Google created the SRE role. The idea of software engineering for operations is an exciting approach. My observation for a few months of SRE work is as follows:
SRE does a lot of development
Unlike a typical ops role, a development project is normal to your work. Each quarter's planning includes a couple of medium sizes development projects. The projects could be related to creating a new system flow, improving configs, rollouts, security, scalability, etc.
Oncall is the first priority
SREs are mostly first responders to critical problems. In the first few months, SREs learn to perform oncall duties after understanding the systems. The oncall tasks include triage of a problem, mitigating it, and seek for solutions, yourself, or asking the devs.
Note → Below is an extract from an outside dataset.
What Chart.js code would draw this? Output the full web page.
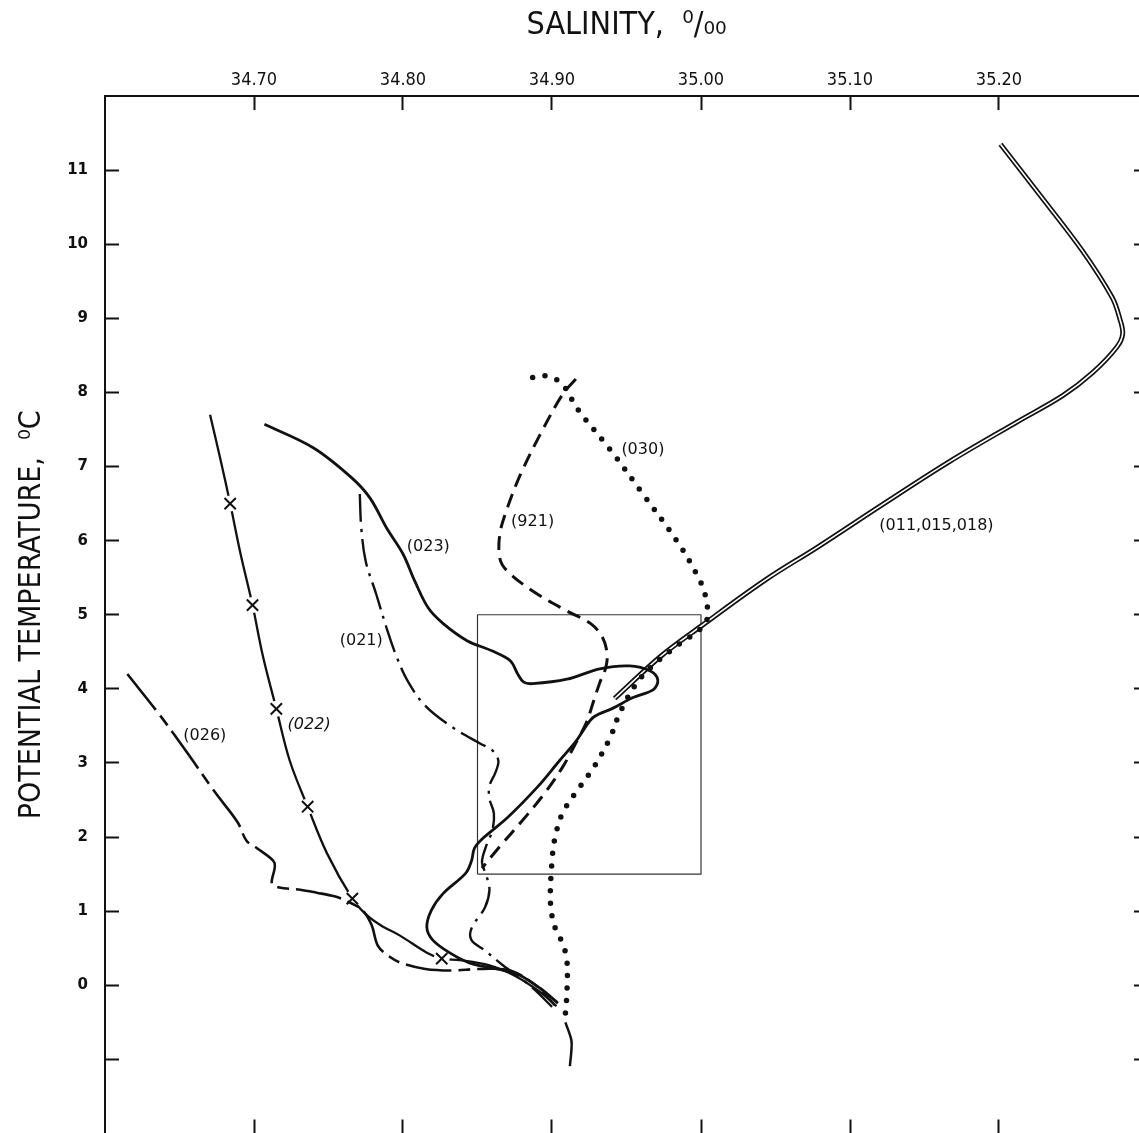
<!DOCTYPE html>
<html>
<head>
<meta charset="utf-8">
<title>Potential temperature vs salinity</title>
<script src="https://cdn.jsdelivr.net/npm/chart.js@4.4.1/dist/chart.umd.min.js"></script>
<style>
  html, body { margin: 0; padding: 0; background: #fff; overflow: hidden; }
  #wrap { position: absolute; left: 0; top: 0; width: 1160px; height: 1150px; }
</style>
</head>
<body>
<div id="wrap"><canvas id="tsChart"></canvas></div>
<script>
// axis labels
const salinityLabels = [34.70, 34.80, 34.90, 35.00, 35.10, 35.20];
const tempLabels = [0, 1, 2, 3, 4, 5, 6, 7, 8, 9, 10, 11];

// stations 011, 015, 018 (profiles coincide)
const sal011 = [35.201, 35.226, 35.256, 35.276, 35.281, 35.283, 35.279, 35.263, 35.243, 35.212, 35.167, 35.122, 35.078, 35.044, 35.001, 34.973, 34.942];
const tmp011 = [11.35, 10.70, 9.91, 9.28, 9.00, 8.79, 8.61, 8.27, 7.96, 7.60, 7.07, 6.49, 5.91, 5.48, 4.86, 4.44, 3.87];

// station 030 (dotted), plus its deepest bit drawn solid
const sal030 = [34.887, 34.897, 34.907, 34.917, 34.939, 34.961, 34.984, 34.997, 35.003, 35.003, 34.981, 34.960, 34.946, 34.939, 34.928, 34.917, 34.907, 34.902, 34.900, 34.899, 34.902, 34.907, 34.910, 34.910, 34.909];
const tmp030 = [8.20, 8.22, 8.11, 7.78, 7.23, 6.63, 5.99, 5.55, 5.25, 4.89, 4.54, 4.16, 3.70, 3.34, 2.94, 2.63, 2.32, 1.99, 1.68, 1.10, 0.78, 0.57, 0.34, -0.11, -0.38];
const sal030deep = [34.909, 34.913, 34.913, 34.912];
const tmp030deep = [-0.50, -0.74, -0.88, -1.09];

// station 921 (dashed)
const sal921 = [34.916, 34.907, 34.892, 34.879, 34.870, 34.865, 34.865, 34.870, 34.887, 34.910, 34.926, 34.934, 34.937, 34.936, 34.932, 34.928, 34.923, 34.916, 34.907, 34.895, 34.880, 34.864, 34.853];
const tmp921 = [8.18, 7.97, 7.43, 6.90, 6.44, 6.09, 5.76, 5.59, 5.32, 5.05, 4.88, 4.69, 4.47, 4.28, 4.08, 3.84, 3.54, 3.27, 2.94, 2.59, 2.22, 1.85, 1.58];

// station 023 (solid)
const sal023 = [34.707, 34.740, 34.766, 34.778, 34.789, 34.800, 34.808, 34.817, 34.827, 34.843, 34.860, 34.872, 34.877, 34.881, 34.887, 34.910, 34.932, 34.952, 34.966, 34.971, 34.968, 34.954, 34.941, 34.928, 34.922, 34.916, 34.905, 34.890, 34.870, 34.854, 34.848, 34.846, 34.842, 34.827, 34.819, 34.816, 34.820, 34.832, 34.845, 34.863, 34.877, 34.892, 34.904];
const tmp023 = [7.57, 7.25, 6.84, 6.57, 6.17, 5.82, 5.45, 5.09, 4.88, 4.65, 4.51, 4.38, 4.20, 4.09, 4.07, 4.13, 4.27, 4.31, 4.24, 4.12, 3.99, 3.88, 3.74, 3.62, 3.47, 3.29, 3.03, 2.67, 2.26, 1.99, 1.85, 1.68, 1.51, 1.24, 1.01, 0.78, 0.61, 0.43, 0.30, 0.22, 0.15, -0.04, -0.24];

// station 021 (dash-dot)
const sal021 = [34.771, 34.772, 34.775, 34.782, 34.789, 34.795, 34.803, 34.815, 34.834, 34.852, 34.860, 34.864, 34.862, 34.858, 34.858, 34.861, 34.860, 34.856, 34.853, 34.856, 34.858, 34.855, 34.846, 34.846, 34.855, 34.867, 34.885, 34.901];
const tmp021 = [6.63, 6.17, 5.72, 5.28, 4.82, 4.47, 4.11, 3.77, 3.47, 3.26, 3.17, 3.03, 2.87, 2.69, 2.52, 2.32, 2.09, 1.89, 1.66, 1.48, 1.28, 1.05, 0.77, 0.61, 0.47, 0.27, 0.00, -0.31];

// station 022 (long dash with crosses)
const sal022 = [34.6705, 34.677, 34.684, 34.691, 34.699, 34.706, 34.715, 34.724, 34.736, 34.749, 34.766, 34.775, 34.785, 34.798, 34.816, 34.826, 34.838, 34.858, 34.875, 34.892, 34.903];
const tmp022 = [7.70, 7.14, 6.50, 5.82, 5.13, 4.44, 3.73, 3.03, 2.41, 1.78, 1.17, 0.96, 0.81, 0.67, 0.44, 0.36, 0.34, 0.27, 0.13, -0.09, -0.28];
const salMark022 = [34.684, 34.699, 34.715, 34.736, 34.766, 34.826];
const tmpMark022 = [6.50, 5.13, 3.73, 2.41, 1.17, 0.36];

// station 026 (dash-dot-dash)
const sal026 = [34.615, 34.637, 34.654, 34.674, 34.689, 34.695, 34.702, 34.713, 34.714, 34.712, 34.717, 34.731, 34.742, 34.754, 34.764, 34.773, 34.779, 34.783, 34.790, 34.799, 34.815, 34.832, 34.852, 34.872, 34.889, 34.902];
const tmp026 = [4.20, 3.64, 3.17, 2.60, 2.20, 1.95, 1.85, 1.68, 1.60, 1.37, 1.32, 1.29, 1.25, 1.20, 1.12, 1.01, 0.81, 0.54, 0.40, 0.30, 0.22, 0.20, 0.22, 0.20, 0.00, -0.27];

// inset frame
const salBox = [34.85, 34.85, 35.00, 35.00, 34.85];
const tmpBox = [1.5, 5.0, 5.0, 1.5, 1.5];

// station labels
const curveLabels = [
  { text: '(011,015,018)', s: 35.158, t: 6.20 },
  { text: '(030)', s: 34.961, t: 7.22 },
  { text: '(921)', s: 34.887, t: 6.25 },
  { text: '(023)', s: 34.817, t: 5.91 },
  { text: '(021)', s: 34.772, t: 4.65 },
  { text: '(022)', s: 34.737, t: 3.51, italic: true },
  { text: '(026)', s: 34.667, t: 3.37 }
];

const pts = (s, t) => s.map((v, i) => ({ x: v, y: t[i] }));

const INK = '#111';
const condFont = '"DejaVu Sans Condensed", "DejaVu Sans", sans-serif';
const plainFont = '"DejaVu Sans", sans-serif';

const labelPlugin = {
  id: 'curveLabels',
  afterDatasetsDraw(chart) {
    const { ctx, scales: { x, y } } = chart;
    ctx.save();
    ctx.fillStyle = INK;
    ctx.textAlign = 'center';
    ctx.textBaseline = 'middle';
    curveLabels.forEach(l => {
      ctx.font = (l.italic ? 'italic ' : '') + '16px ' + plainFont;
      ctx.fillText(l.text, x.getPixelForValue(l.s), y.getPixelForValue(l.t));
    });
    ctx.restore();
  }
};

const W = 1160, H = 1150;
const PLOT = { left: 105, top: 96, right: 1148, bottom: 1133.5 };

// pin each axis box to a fixed size and drop the label overhang padding
const fixBox = size => s => {
  if (s.isHorizontal()) s.height = size; else s.width = size;
  s.paddingLeft = s.paddingRight = s.paddingTop = s.paddingBottom = 0;
};

// inward tick marks; the ones sitting on the frame corners are left out
const tickGrid = {
  drawOnChartArea: false, tickLength: -14, tickWidth: 2,
  tickColor: c => {
    const sc = c.scale, v = c.tick ? c.tick.value : null;
    return (v !== null && (Math.abs(v - sc.min) < 1e-6 || Math.abs(v - sc.max) < 1e-6)) ? 'rgba(0,0,0,0)' : INK;
  }
};

const ctx = document.getElementById('tsChart').getContext('2d');
new Chart(ctx, {
  type: 'scatter',
  data: {
    datasets: [
      { label: '022 crosses', data: pts(salMark022, tmpMark022), showLine: false,
        pointStyle: 'crossRot', pointRadius: 8, pointBorderWidth: 2, pointBorderColor: INK, order: 1 },
      { label: '022 gaps', data: pts(salMark022, tmpMark022), showLine: false,
        pointStyle: 'circle', pointRadius: 8, pointBorderWidth: 0, pointBackgroundColor: '#fff', order: 6 },
      { label: '022', data: pts(sal022, tmp022), borderWidth: 2.3, order: 7 },
      { label: '026', data: pts(sal026, tmp026), borderWidth: 2.6, borderDash: [46, 7, 12, 7], order: 5 },
      { label: '021', data: pts(sal021, tmp021), borderWidth: 2.4, borderDash: [28, 7, 3, 7], order: 5 },
      { label: '023', data: pts(sal023, tmp023), borderWidth: 2.8, order: 5 },
      { label: '921', data: pts(sal921, tmp921), borderWidth: 3, borderDash: [14, 8], order: 5 },
      { label: '030', data: pts(sal030, tmp030), borderWidth: 5.5, borderDash: [0, 12.5], borderCapStyle: 'round', order: 5 },
      { label: '030 deep', data: pts(sal030deep, tmp030deep), borderWidth: 2.5, order: 5 },
      { label: '011 inner', data: pts(sal011, tmp011), borderWidth: 1.6, borderColor: '#fff', order: 8 },
      { label: '011', data: pts(sal011, tmp011), borderWidth: 5, order: 9 },
      { label: 'frame', data: pts(salBox, tmpBox), borderWidth: 1.2, borderColor: '#333', tension: 0, order: 10 }
    ]
  },
  options: {
    responsive: true,
    maintainAspectRatio: false,
    animation: false,
    events: [],
    layout: { padding: 0 },
    datasets: {
      scatter: {
        showLine: true, pointRadius: 0, pointHoverRadius: 0,
        borderColor: INK, fill: false, tension: 0.35, borderJoinStyle: 'round'
      }
    },
    plugins: { legend: { display: false }, tooltip: { enabled: false } },
    scales: {
      x: {
        type: 'linear', position: 'top', min: 34.60, max: 35.30,
        afterFit: fixBox(PLOT.top),
        ticks: {
          stepSize: 0.1, autoSkip: false, maxRotation: 0, padding: 19, color: INK,
          font: { family: condFont, size: 18 },
          callback: v => {
            const k = salinityLabels.find(s => Math.abs(s - v) < 1e-6);
            return k !== undefined ? k.toFixed(2) : '';
          }
        },
        grid: tickGrid,
        border: { color: INK, width: 2 },
        title: { display: true, text: 'SALINITY,  \u2070/\u2080\u2080', color: INK,
          font: { family: condFont, size: 32 }, padding: { top: 6, bottom: 0 } }
      },
      x2: {
        type: 'linear', axis: 'x', position: 'bottom', min: 34.60, max: 35.30,
        afterFit: fixBox(H - PLOT.bottom),
        ticks: { stepSize: 0.1, display: false },
        grid: tickGrid,
        border: { display: false }
      },
      y: {
        type: 'linear', position: 'left', min: -2, max: 12,
        afterFit: fixBox(PLOT.left),
        ticks: {
          stepSize: 1, autoSkip: false, padding: 31, color: INK,
          font: { family: plainFont, size: 15, weight: 'bold' },
          callback: v => tempLabels.includes(v) ? String(v) : ''
        },
        grid: tickGrid,
        border: { color: INK, width: 2 },
        title: { display: true, text: 'POTENTIAL TEMPERATURE,  \u2070C', color: INK,
          font: { family: condFont, size: 30 }, padding: { top: 14, bottom: 0 } }
      },
      y2: {
        type: 'linear', axis: 'y', position: 'right', min: -2, max: 12,
        afterFit: fixBox(W - PLOT.right),
        ticks: { stepSize: 1, display: false },
        grid: tickGrid,
        border: { color: INK, width: 2 }
      }
    }
  },
  plugins: [labelPlugin]
});
</script>
</body>
</html>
System understanding is vital for survival
SREs need to learn a lot of components, their interaction, and how things will go wrong. It needs a good memory, an excellent way to organize information, and putting in hours of work to understand systems interactions.
The Good, Bad, and Ugly of SRE
I liked the engineering excellence of the systems, their scale, and their complexity. The whole SRE work is well structured. There is a clear path to progress in your career. Lots of brilliant engineers work in SRE and motivate you.
The bad part is the running systems without knowing everything about them. A lot of unknowns.
The ugly part is memorizing so many details. It may become easy after a few more months of work. But the number of things to keep on top of your head is pretty overwhelming.
SRE is not dev-ops. Your skills in system engineering and a knack for going in-depth about a problem come in handy and are often used. It is a different career track though. If you love running things, not afraid of a production outage, you might love the SRE job.